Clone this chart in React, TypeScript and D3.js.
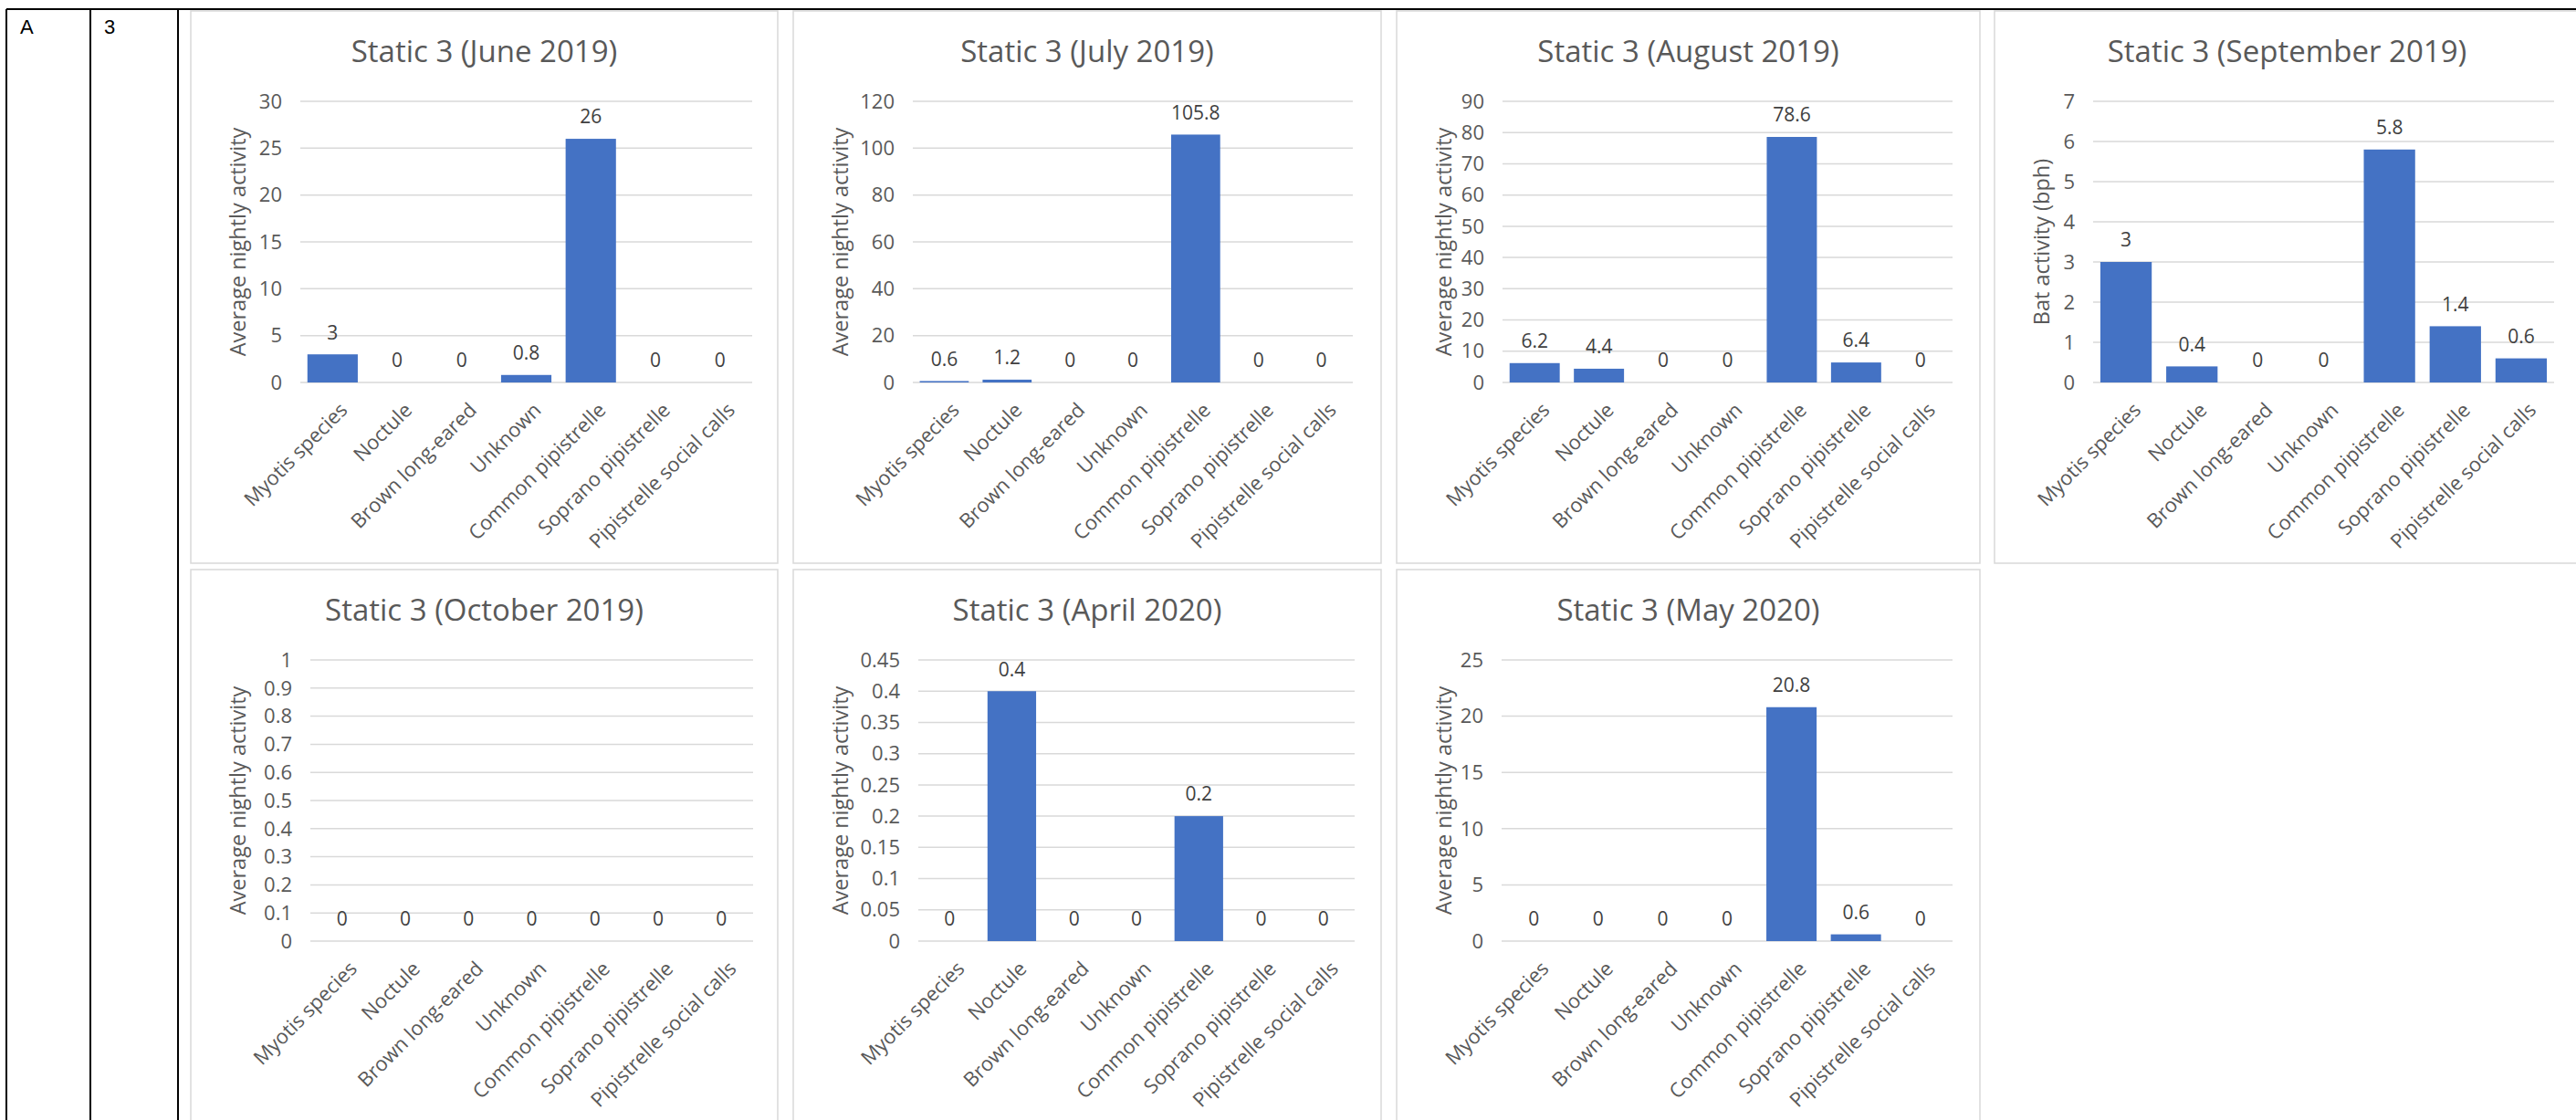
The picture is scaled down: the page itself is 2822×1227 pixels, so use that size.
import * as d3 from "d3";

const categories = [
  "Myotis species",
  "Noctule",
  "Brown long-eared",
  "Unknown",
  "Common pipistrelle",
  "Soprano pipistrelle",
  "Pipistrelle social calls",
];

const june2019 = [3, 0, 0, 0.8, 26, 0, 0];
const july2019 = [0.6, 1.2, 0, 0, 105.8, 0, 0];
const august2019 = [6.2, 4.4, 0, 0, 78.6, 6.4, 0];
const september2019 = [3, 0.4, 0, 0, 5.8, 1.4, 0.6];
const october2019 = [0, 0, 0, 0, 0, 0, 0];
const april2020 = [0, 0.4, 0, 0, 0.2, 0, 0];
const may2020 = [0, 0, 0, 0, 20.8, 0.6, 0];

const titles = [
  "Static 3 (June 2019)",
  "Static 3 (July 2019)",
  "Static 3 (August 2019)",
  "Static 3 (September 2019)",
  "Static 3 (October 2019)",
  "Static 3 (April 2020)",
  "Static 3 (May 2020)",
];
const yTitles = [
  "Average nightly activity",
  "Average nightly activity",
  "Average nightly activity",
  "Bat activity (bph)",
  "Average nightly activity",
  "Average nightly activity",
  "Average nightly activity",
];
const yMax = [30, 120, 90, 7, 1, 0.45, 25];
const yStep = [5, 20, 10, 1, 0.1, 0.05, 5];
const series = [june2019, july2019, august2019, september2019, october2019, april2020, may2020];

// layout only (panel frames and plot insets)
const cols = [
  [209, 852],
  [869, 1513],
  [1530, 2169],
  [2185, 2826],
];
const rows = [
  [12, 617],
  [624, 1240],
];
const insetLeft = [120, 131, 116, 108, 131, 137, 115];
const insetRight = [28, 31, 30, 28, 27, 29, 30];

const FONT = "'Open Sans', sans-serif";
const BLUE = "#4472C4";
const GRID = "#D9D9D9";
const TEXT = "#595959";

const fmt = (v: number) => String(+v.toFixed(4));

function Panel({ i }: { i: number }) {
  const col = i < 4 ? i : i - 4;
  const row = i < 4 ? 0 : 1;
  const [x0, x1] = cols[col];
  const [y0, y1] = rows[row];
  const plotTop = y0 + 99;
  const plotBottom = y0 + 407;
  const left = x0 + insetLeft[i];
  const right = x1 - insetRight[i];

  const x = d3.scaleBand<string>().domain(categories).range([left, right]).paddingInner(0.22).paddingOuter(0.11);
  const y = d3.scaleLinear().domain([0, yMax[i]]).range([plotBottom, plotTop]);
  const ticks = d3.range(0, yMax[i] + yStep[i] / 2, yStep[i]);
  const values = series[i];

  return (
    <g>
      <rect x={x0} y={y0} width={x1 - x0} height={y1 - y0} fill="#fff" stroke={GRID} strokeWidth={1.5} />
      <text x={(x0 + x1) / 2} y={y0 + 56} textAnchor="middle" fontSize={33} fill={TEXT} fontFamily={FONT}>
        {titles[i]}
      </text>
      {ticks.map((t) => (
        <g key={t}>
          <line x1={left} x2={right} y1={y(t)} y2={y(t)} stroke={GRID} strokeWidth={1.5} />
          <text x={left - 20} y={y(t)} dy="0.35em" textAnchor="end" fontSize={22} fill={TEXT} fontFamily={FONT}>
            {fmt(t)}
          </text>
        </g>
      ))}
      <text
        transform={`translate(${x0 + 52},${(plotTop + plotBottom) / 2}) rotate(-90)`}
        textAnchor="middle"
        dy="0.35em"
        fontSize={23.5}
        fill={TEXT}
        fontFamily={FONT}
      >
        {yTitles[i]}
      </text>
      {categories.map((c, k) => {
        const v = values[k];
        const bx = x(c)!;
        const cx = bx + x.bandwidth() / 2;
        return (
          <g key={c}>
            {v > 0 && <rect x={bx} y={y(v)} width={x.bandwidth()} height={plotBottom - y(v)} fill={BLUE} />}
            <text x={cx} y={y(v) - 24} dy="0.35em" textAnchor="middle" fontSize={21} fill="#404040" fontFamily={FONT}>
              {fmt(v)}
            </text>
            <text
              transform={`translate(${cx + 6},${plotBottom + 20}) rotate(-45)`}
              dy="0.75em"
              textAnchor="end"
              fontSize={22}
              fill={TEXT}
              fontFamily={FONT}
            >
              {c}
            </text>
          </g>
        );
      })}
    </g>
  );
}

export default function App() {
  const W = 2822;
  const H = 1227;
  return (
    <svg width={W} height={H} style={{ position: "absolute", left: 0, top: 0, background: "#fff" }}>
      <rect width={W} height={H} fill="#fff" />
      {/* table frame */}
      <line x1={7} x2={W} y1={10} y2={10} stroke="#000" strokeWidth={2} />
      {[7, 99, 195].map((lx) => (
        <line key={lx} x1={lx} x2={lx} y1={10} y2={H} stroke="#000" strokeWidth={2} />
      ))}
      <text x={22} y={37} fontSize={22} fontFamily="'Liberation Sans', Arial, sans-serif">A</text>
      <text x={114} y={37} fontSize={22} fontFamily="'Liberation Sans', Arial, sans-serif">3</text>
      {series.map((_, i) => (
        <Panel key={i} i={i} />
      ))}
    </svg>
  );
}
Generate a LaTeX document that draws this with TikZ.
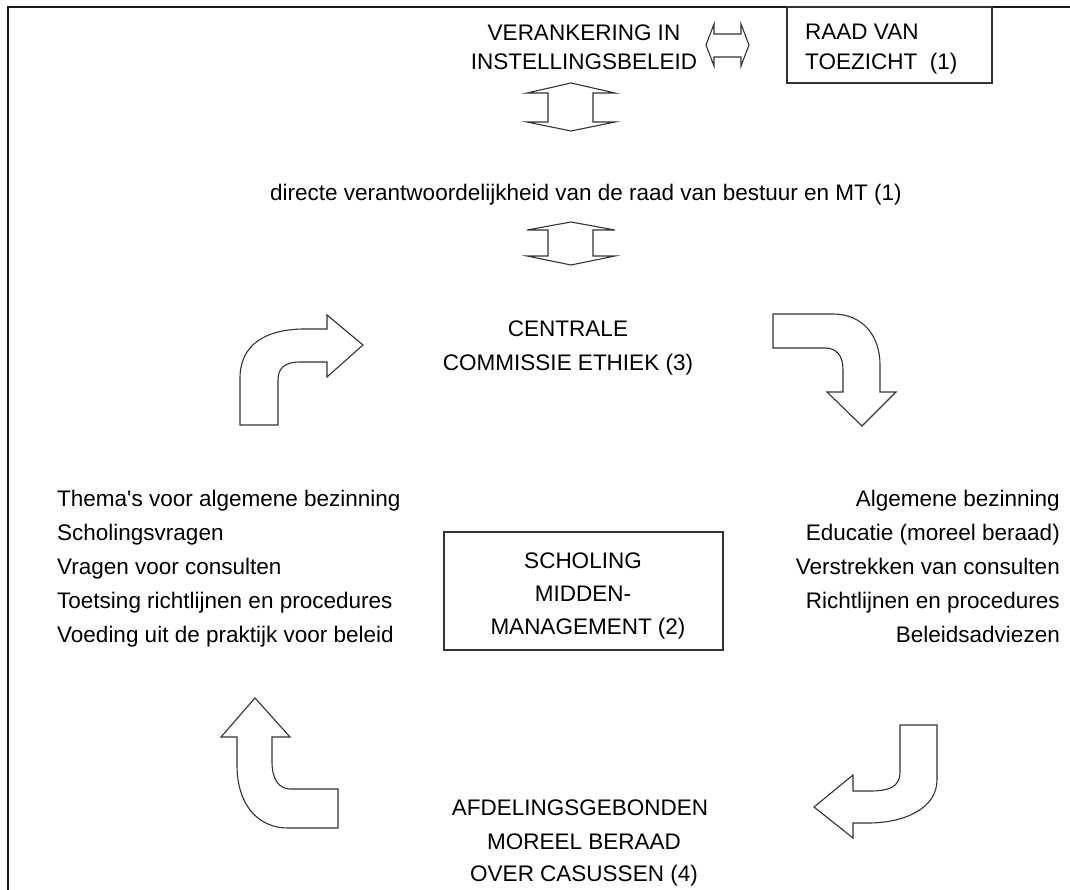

__________________________________________________

Stated exercise: How many of the lines above contain the string "this"? Give the number only.

Full response: 2